→ **INSTRUCTIONS TO FOLLOW**: Pull out every line containing the string "page".

→ **DATASET EXCERPT**:
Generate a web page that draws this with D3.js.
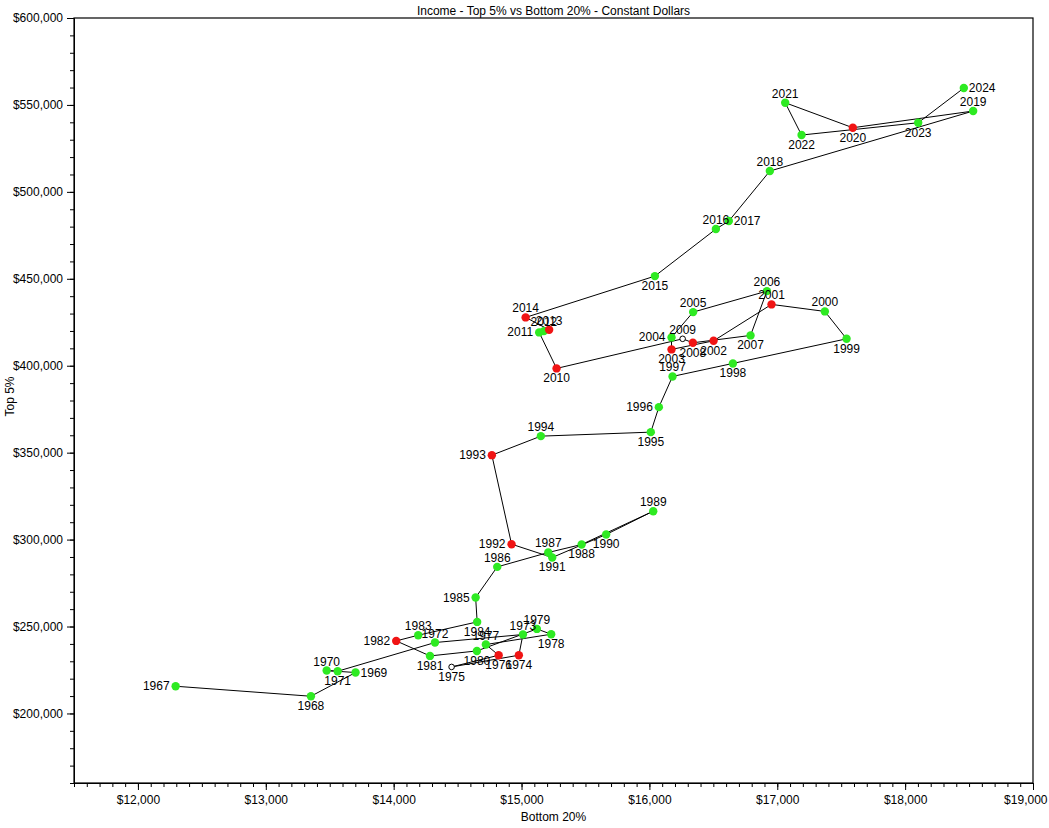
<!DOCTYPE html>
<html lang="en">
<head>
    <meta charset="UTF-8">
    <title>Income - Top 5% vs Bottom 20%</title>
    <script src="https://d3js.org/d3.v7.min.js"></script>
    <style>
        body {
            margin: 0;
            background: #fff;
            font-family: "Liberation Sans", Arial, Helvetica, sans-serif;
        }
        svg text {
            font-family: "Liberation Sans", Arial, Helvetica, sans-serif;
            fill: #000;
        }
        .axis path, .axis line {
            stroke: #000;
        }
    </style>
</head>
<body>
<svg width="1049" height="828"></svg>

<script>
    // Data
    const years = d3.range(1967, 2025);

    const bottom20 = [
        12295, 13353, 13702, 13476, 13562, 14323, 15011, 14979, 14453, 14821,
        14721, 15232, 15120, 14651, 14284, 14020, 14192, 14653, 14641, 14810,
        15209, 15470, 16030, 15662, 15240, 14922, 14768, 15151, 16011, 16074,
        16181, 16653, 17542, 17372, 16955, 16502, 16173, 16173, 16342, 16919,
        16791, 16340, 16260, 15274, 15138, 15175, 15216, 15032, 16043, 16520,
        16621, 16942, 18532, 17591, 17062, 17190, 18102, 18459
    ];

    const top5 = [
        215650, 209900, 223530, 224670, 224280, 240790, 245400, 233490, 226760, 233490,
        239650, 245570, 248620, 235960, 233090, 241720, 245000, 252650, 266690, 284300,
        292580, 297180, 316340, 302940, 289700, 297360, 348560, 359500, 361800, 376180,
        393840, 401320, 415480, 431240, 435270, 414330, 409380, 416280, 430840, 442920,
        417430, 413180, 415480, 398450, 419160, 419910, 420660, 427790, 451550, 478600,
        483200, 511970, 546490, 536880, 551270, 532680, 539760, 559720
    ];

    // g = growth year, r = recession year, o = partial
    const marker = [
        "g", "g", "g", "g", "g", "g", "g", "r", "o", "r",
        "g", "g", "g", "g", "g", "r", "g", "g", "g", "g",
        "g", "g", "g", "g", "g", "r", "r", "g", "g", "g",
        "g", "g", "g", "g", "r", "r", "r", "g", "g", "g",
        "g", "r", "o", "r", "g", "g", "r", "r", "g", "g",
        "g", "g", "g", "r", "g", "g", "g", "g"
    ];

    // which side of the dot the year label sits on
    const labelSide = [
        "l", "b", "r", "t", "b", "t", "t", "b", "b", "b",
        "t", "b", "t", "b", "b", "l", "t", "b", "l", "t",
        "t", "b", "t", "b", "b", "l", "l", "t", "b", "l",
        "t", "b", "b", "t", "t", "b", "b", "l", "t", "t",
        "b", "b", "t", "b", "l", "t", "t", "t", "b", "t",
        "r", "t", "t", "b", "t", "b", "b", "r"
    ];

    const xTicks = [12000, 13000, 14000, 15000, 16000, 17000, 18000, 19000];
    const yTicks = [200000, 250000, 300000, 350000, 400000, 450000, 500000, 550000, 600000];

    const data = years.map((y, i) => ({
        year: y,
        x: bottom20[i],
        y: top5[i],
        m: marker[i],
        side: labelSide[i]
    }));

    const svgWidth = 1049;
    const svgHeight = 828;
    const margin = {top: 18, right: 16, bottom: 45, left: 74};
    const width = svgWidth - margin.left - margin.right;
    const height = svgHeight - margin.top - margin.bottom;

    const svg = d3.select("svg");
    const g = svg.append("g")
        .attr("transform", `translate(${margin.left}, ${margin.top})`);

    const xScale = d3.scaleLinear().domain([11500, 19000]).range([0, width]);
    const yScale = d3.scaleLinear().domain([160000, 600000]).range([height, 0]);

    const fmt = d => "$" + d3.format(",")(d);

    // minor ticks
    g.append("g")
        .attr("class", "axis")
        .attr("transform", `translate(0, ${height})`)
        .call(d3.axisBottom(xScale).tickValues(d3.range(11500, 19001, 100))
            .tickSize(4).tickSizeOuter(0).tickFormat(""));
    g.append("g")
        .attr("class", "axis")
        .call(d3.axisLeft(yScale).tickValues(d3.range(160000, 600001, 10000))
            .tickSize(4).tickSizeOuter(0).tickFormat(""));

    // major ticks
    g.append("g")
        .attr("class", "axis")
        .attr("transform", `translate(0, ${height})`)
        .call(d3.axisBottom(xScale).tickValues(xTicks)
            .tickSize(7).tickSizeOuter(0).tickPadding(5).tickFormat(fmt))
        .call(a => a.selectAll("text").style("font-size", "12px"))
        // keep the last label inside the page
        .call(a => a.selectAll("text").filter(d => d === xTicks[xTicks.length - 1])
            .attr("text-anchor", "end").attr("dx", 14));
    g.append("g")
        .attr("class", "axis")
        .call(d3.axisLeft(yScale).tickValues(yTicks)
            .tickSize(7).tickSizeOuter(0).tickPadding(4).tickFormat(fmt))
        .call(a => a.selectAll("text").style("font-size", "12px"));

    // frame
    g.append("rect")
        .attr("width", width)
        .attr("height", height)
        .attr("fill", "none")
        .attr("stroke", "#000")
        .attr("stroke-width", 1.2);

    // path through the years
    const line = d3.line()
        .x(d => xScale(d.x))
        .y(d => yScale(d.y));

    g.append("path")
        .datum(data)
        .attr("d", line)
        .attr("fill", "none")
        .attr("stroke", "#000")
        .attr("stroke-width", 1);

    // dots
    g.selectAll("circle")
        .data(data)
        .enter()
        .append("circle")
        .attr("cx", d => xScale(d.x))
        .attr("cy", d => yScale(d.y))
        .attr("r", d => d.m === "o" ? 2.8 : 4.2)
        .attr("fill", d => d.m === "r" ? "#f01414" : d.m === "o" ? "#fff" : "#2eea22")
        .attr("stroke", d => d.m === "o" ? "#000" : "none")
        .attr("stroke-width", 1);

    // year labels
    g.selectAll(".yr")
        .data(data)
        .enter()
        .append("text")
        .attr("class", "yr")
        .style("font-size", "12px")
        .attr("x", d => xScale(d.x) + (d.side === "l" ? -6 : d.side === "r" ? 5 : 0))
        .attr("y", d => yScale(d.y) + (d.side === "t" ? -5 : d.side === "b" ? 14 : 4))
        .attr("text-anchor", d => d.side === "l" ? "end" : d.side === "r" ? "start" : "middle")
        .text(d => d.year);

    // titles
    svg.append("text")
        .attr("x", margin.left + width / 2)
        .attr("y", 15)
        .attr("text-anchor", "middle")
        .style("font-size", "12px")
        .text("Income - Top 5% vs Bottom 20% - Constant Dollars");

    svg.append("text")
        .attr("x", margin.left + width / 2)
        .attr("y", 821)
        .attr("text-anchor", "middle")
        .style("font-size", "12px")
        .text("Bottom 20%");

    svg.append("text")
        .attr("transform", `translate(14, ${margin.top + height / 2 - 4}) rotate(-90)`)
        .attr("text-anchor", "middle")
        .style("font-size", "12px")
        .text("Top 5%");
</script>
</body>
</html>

→ **CORRECT OUTPUT**:
Generate a web page that draws this with D3.js.
        // keep the last label inside the page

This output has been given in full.